あだこ(収録:おごそかな渇き)

山本周五郎
新潮社の山本周五郎の文庫は、年代別とがジャンル別というくくりではなく、どれをとっても山本周五郎の書いた全てのジャンルが網羅されるように編集されている。再び読み直しているのだが、年のせいかあまり重たいものは読みたくないので、自然と「こっけいもの」を中心として、若い男女をテーマにした作品や軽いものを読むので、文庫1冊あたり1,2編しか読まないことになる。しかし、「こっけいもの」とはいえ、例えば「椿三十郎」の原作「日日平安」や、1999年に映画化された「雨あがる」も実は「こっけいもの」に分類されている事からわかるとおり、山本周五郎の「こっけいもの」はその語感から感じられるようなものではなく、一筋縄ではいかない。
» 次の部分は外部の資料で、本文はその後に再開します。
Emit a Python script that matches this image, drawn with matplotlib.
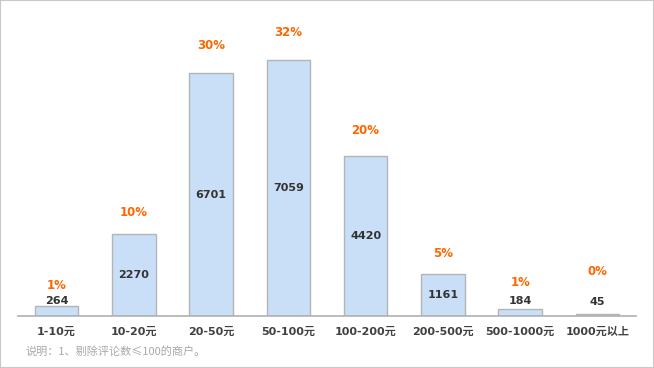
import matplotlib.pyplot as plt
import numpy as np

plt.rcParams['font.family'] = ['DejaVu Sans', 'Noto Sans CJK SC']

# data
categories = ['1-10元', '10-20元', '20-50元', '50-100元', '100-200元', '200-500元', '500-1000元', '1000元以上']
counts = [264, 2270, 6701, 7059, 4420, 1161, 184, 45]
total = sum(counts)
percents = [round(c / total * 100) for c in counts]

# label offsets above the bar top (points)
pct_offset = [15, 15, 20, 20, 18, 15, 19.5, 31]
cnt_offset = [3.6, 5.8, 8.6]

fig = plt.figure(figsize=(6.54, 3.68), dpi=100)
fig.patches.append(plt.Rectangle((0, 0), 1, 1, transform=fig.transFigure,
                                 fill=False, edgecolor='#c8c8c8', linewidth=1.5))
ax = fig.add_axes([18 / 654, 1 - 316 / 368, 618 / 654, 306 / 368])

x = np.arange(len(categories))
ax.bar(x, counts, width=0.56, color='#c9dff7', edgecolor='#b4b4b4', linewidth=1)
ax.set_xlim(-0.5, len(categories) - 0.5)
ax.set_ylim(0, 8440)

for s in ['top', 'right', 'left']:
    ax.spines[s].set_visible(False)
ax.spines['bottom'].set_color('#b0b0b0')
ax.spines['bottom'].set_linewidth(1.2)
ax.set_yticks([])
ax.set_xticks(x)
ax.set_xticklabels(categories, fontsize=8, fontweight='bold', color='#404040')
ax.tick_params(axis='x', length=0, pad=8)

small = 0
for i, (c, p) in enumerate(zip(counts, percents)):
    if c > 1000:
        ax.text(i, c / 2, str(c), ha='center', va='center', fontsize=8,
                fontweight='bold', color='#333333')
    else:
        ax.annotate(str(c), (i, c), xytext=(0, cnt_offset[small]), textcoords='offset points',
                    ha='center', va='center', fontsize=8, fontweight='bold', color='#333333')
        small += 1
    ax.annotate(f'{p}%', (i, c), xytext=(0, pct_offset[i]), textcoords='offset points',
                ha='center', va='center', fontsize=8.5, fontweight='bold', color='#ff6600')

fig.text(25 / 654, 1 - 351 / 368, '说明：1、剔除评论数≤100的商户。', fontsize=8,
         color='#a8a8a8', va='center', ha='left', family=['Noto Sans CJK SC', 'DejaVu Sans'])

fig.savefig('out.png', dpi=100)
この「あだこ」は「こっけいもの」ではないが、生きる希望を失って、餓死するのも厭わなくなった若侍を、押しかけ下女の「あだこ」の誠意が救うという(解説によると)メルヘン的な作品。メルヘン的というが、設定をちょっと替えれは(外国にも現在にも移せる)少女漫画にもできるぞ。そういうのを解説者はメルヘン的といっているのか?っていうか似た話を少女漫画で読んだような気も・・・
そうか、実は今選んで読み返しているのは、私の中の「少女漫画」的くくりに入る作品ばかりでなのか。納得。ロマンチスト(他称)の面目躍如だな(自爆)

ちなみにドラマ化しやすい内容のせいで、何回かドラマ化されているようだ。1972年の吉永小百合 林与一 バージョンはちょっと見てみたいな。